Today, imprisoned convicts who claim to be religious often get special food, study time, and other privileges. Members of religious sects who wish to use illegal drugs in their ceremonies are often permitted to do so. A schoolgirl can certainly wear a headscarf in a public school, but she may not be free to wear a T-Shirt expressing a provocative political opinion. This is not theocracy like in Iran, but it does show that in the U.S., religion is elevating people of faith above the laws that everyone else has to follow. (For a full discussion of this problem, see Marci Hamilton’s book, God vs. The Gavel, Cambridge University Press, 2005.)

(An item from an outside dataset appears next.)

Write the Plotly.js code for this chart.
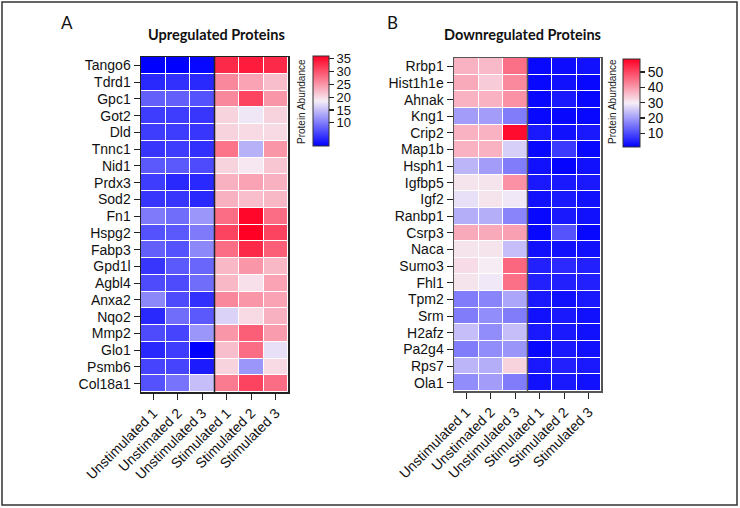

The “free exercise of religion” now means that religious persons have more rights than unreligious persons. A Frenchman or a Turk would probably be quick to point out that this violates the principle of equality before the law. Personally, I wear a religious symbol—under my shirt because I don’t wish to announce to my American fellows that most of them don’t belong to my group. I choose to act as if I belong to the whole. That’s the logic of Rousseau’s 1762 Social Contract, which underlies the French and Turkish visions of democracy. I see more and more students, and even university colleagues, wearing ostentatious religious symbols on campus. Our society respects their religious passion. It does not give enough consideration to the integrity of those who make a point of keeping their religion private.

It’s easy for us to see how coercive the headscarf bans are in France and Turkey. It’s harder for us to focus on the price we are paying for our religious exhibitionism. The lack of universal co-feeling in our society may well be the root cause of much mutual disrespect and violence. From this perspective, America is struggling with the relationship between religion and democracy as much as France and Turkey—we just don’t have the kind of explicit popular discussion about the tradeoffs that you find in the other countries.

If France and Turkey need to lighten up their attitude toward religion and become more tolerant of the veil, we in the U.S. need to look more acutely at the cost of permitting religious persons to be exempt from the law.